(Exercise objective) Copy whichever lines contain the string "that".

(Supplied data)
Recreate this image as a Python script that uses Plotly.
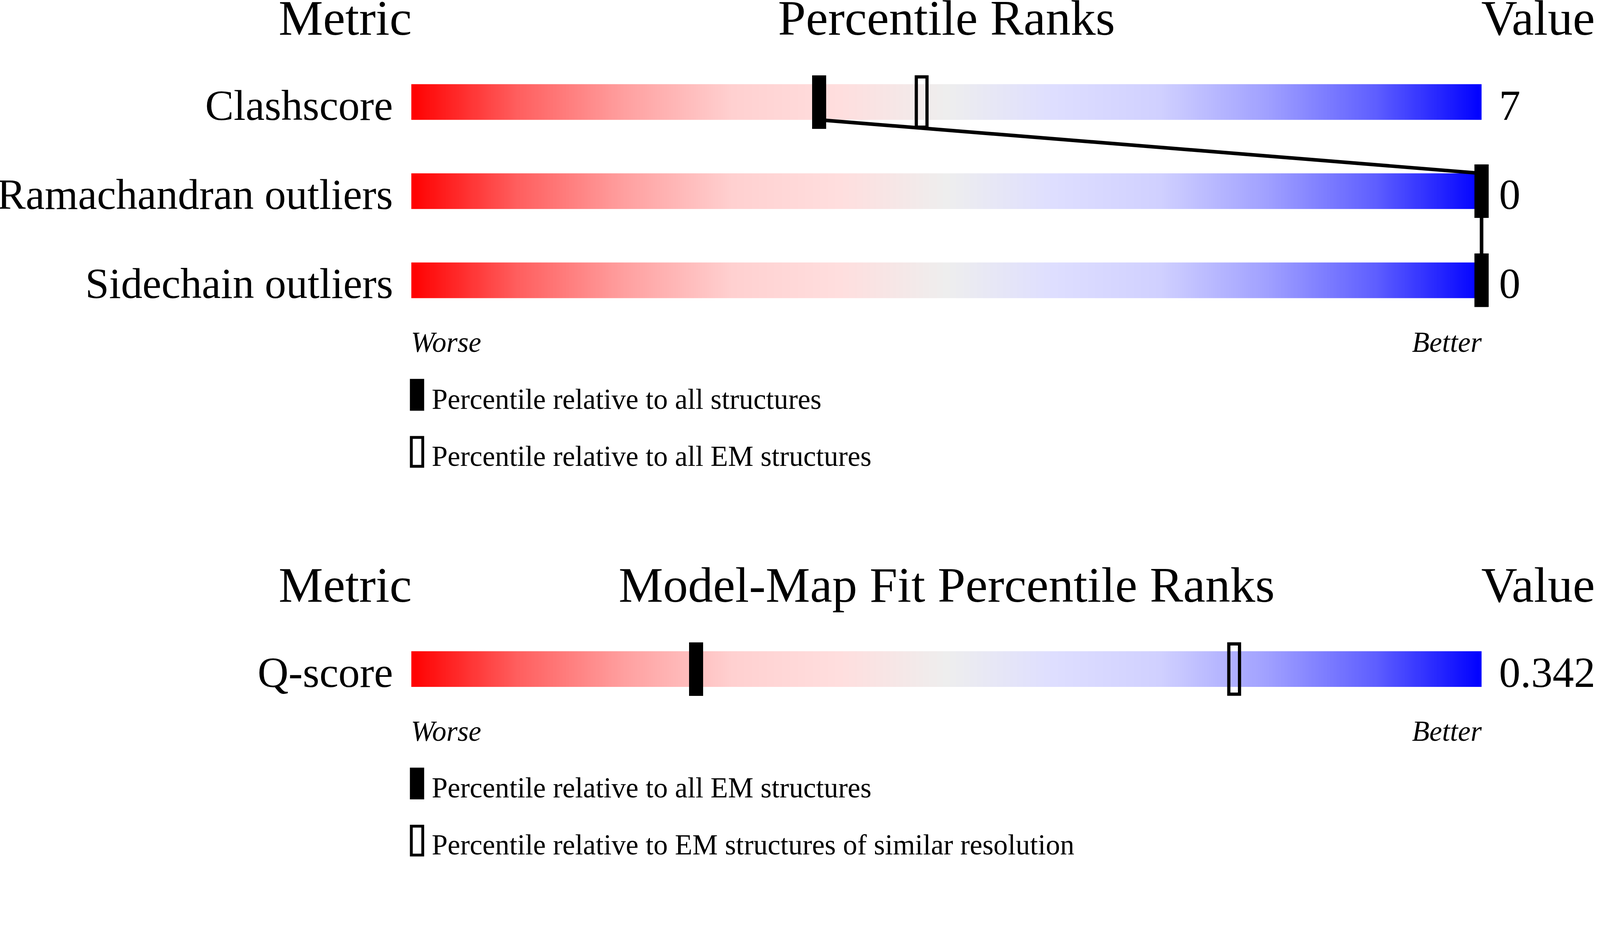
import numpy as np
import plotly.graph_objects as go

# ---------------- data ----------------
metrics_top = ["Clashscore", "Ramachandran outliers", "Sidechain outliers"]
values_top = ["7", "0", "0"]
pct_all_top = [38.1, 100.0, 100.0]      # percentile relative to all structures
pct_em_top = [47.7, 100.0, 100.0]       # percentile relative to all EM structures

metrics_bot = ["Q-score"]
values_bot = ["0.342"]
pct_all_em_bot = [26.6]                 # percentile relative to all EM structures
pct_sim_bot = [76.9]                    # percentile relative to EM structures of similar resolution

titles_top = ["Metric", "Percentile Ranks", "Value"]
titles_bot = ["Metric", "Model-Map Fit Percentile Ranks", "Value"]
legend_top = ["Percentile relative to all structures",
              "Percentile relative to all EM structures"]
legend_bot = ["Percentile relative to all EM structures",
              "Percentile relative to EM structures of similar resolution"]
scale_labels = ["Worse", "Better"]

# ---------------- layout constants ----------------
W, H = 4485, 2402
FONT = "Liberation Serif, Times New Roman, serif"
PX0, PX1 = 1153, 4153          # pixel span of the 0..100 percentile scale
U = (PX1 - PX0) / 100.0        # pixels per percentile
ROW = 250.0                    # pixels per row
TOP0, BOT0 = 286, 1876         # pixel centre of first row in each panel
PAD = 4

CS = [
    [0.0, "rgb(255,0,0)"],
    [0.1, "rgb(255,95,95)"],
    [0.2, "rgb(255,160,160)"],
    [0.3, "rgb(255,208,208)"],
    [0.4, "rgb(255,222,222)"],
    [0.5, "rgb(238,238,238)"],
    [0.6, "rgb(222,222,255)"],
    [0.7, "rgb(208,208,255)"],
    [0.8, "rgb(160,160,255)"],
    [0.9, "rgb(95,95,255)"],
    [1.0, "rgb(0,0,255)"],
]

fig = go.Figure()
NG = 1000
edges = np.linspace(0, 100, NG + 1)
grad = (edges[:-1] + edges[1:]) / 2


def px2x(px):
    return (px - PX0) / U


def add_panel(metrics, values, pct_filled, pct_open, titles, legend_txt, xa, ya):
    rows = list(range(len(metrics)))
    # gradient bars
    for r in rows:
        fig.add_trace(go.Heatmap(z=[grad], x=edges, y=[r - 0.2, r + 0.2],
                                 colorscale=CS, zmin=0, zmax=100, showscale=False,
                                 zsmooth=False, hoverinfo="skip", xaxis=xa, yaxis=ya))
    # connector between filled markers
    if len(rows) > 1:
        lx, ly = [], []
        for r in rows:
            if r > 0:
                lx.append(pct_filled[r]); ly.append(r - 0.2)
            if r < len(rows) - 1:
                lx.append(pct_filled[r]); ly.append(r + 0.2)
        fig.add_trace(go.Scatter(x=lx, y=ly, mode="lines",
                                 line=dict(color="black", width=10),
                                 hoverinfo="skip", xaxis=xa, yaxis=ya))
    # open markers
    fig.add_trace(go.Bar(x=pct_open, y=[141 / ROW] * len(rows),
                         base=[r - 70.5 / ROW for r in rows], width=30 / U,
                         marker=dict(color="rgba(0,0,0,0)", line=dict(color="black", width=9)),
                         hoverinfo="skip", xaxis=xa, yaxis=ya))
    # filled markers
    fig.add_trace(go.Bar(x=pct_filled, y=[150 / ROW] * len(rows),
                         base=[r - 75 / ROW for r in rows], width=40 / U,
                         marker=dict(color="black", line=dict(width=0)),
                         hoverinfo="skip", xaxis=xa, yaxis=ya))

    yref = ya
    xref = xa
    ann = []
    tdy = -0.946
    ann.append(dict(x=0.1, y=tdy, text=titles[0], xanchor="right", font=dict(size=140)))
    ann.append(dict(x=50, y=tdy, text=titles[1], xanchor="center", font=dict(size=140)))
    ann.append(dict(x=px2x(4150), y=tdy, text=titles[2], xanchor="left", font=dict(size=140)))
    for r in rows:
        ann.append(dict(x=px2x(1104), y=r + 0.037, text=metrics[r], xanchor="right",
                        font=dict(size=120)))
        ann.append(dict(x=px2x(4200), y=r + 0.037, text=values[r], xanchor="left",
                        font=dict(size=120)))
    last = rows[-1]
    ann.append(dict(x=px2x(1150), y=last + 0.695, text="<i>%s</i>" % scale_labels[0],
                    xanchor="left", font=dict(size=80)))
    ann.append(dict(x=px2x(4156), y=last + 0.695, text="<i>%s</i>" % scale_labels[1],
                    xanchor="right", font=dict(size=80)))
    for k, t in enumerate(legend_txt):
        cy = last + 1.284 + 0.64 * k
        ann.append(dict(x=px2x(1208), y=cy + 0.047, text=t, xanchor="left", font=dict(size=80)))
        if k == 0:
            fig.add_shape(type="rect", xref=xref, yref=yref,
                          x0=px2x(1149), x1=px2x(1189), y0=cy - 44.5 / ROW, y1=cy + 44.5 / ROW,
                          fillcolor="black", line=dict(width=0))
        else:
            fig.add_shape(type="rect", xref=xref, yref=yref,
                          x0=px2x(1153), x1=px2x(1185), y0=cy - 40.5 / ROW, y1=cy + 40.5 / ROW,
                          fillcolor="rgba(0,0,0,0)", line=dict(color="black", width=8))
    for a in ann:
        a.update(xref=xref, yref=yref, showarrow=False, yanchor="middle")
        a["font"].update(family=FONT, color="black")
        fig.add_annotation(**a)


add_panel(metrics_top, values_top, pct_all_top, pct_em_top, titles_top, legend_top, "x", "y")
add_panel(metrics_bot, values_bot, pct_all_em_bot, pct_sim_bot, titles_bot, legend_bot, "x2", "y2")

xdom = [(PX0 - PAD * U) / W, (PX1 + PAD * U) / W]
ax_common = dict(visible=False, showgrid=False, zeroline=False, fixedrange=True)
fig.update_layout(
    width=W, height=H, margin=dict(l=0, r=0, t=0, b=0),
    paper_bgcolor="white", plot_bgcolor="rgba(0,0,0,0)",
    showlegend=False, barmode="overlay", bargap=0,
    xaxis=dict(domain=xdom, range=[-PAD, 100 + PAD], anchor="y", **ax_common),
    xaxis2=dict(domain=xdom, range=[-PAD, 100 + PAD], anchor="y2", **ax_common),
    yaxis=dict(domain=[0, 1], range=[(H - TOP0) / ROW, -TOP0 / ROW], anchor="x", **ax_common),
    yaxis2=dict(domain=[0, 1], range=[(H - BOT0) / ROW, -BOT0 / ROW], anchor="x2", **ax_common),
    font=dict(family=FONT, color="black"),
)

# scale the fixed-size figure so that it exactly fills the browser viewport
FIT_JS = """
(function(){
  var gd = document.getElementById('{plot_id}');
  var html = document.documentElement, body = document.body;
  html.style.overflow = 'hidden'; body.style.overflow = 'hidden';
  html.style.margin = '0'; body.style.margin = '0'; body.style.padding = '0';
  var s = Math.min(window.innerWidth / %d, window.innerHeight / %d);
  var wrap = gd.parentElement;
  wrap.style.width = (%d * s) + 'px';
  wrap.style.height = (%d * s) + 'px';
  wrap.style.overflow = 'hidden';
  gd.style.transformOrigin = '0 0';
  gd.style.transform = 'scale(' + s + ')';
})();
""" % (W, H, W, H)

fig.write_html("out.html", config={"displayModeBar": False}, post_script=FIT_JS)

(Exercise result)
Recreate this image as a Python script that uses Plotly.
# scale the fixed-size figure so that it exactly fills the browser viewport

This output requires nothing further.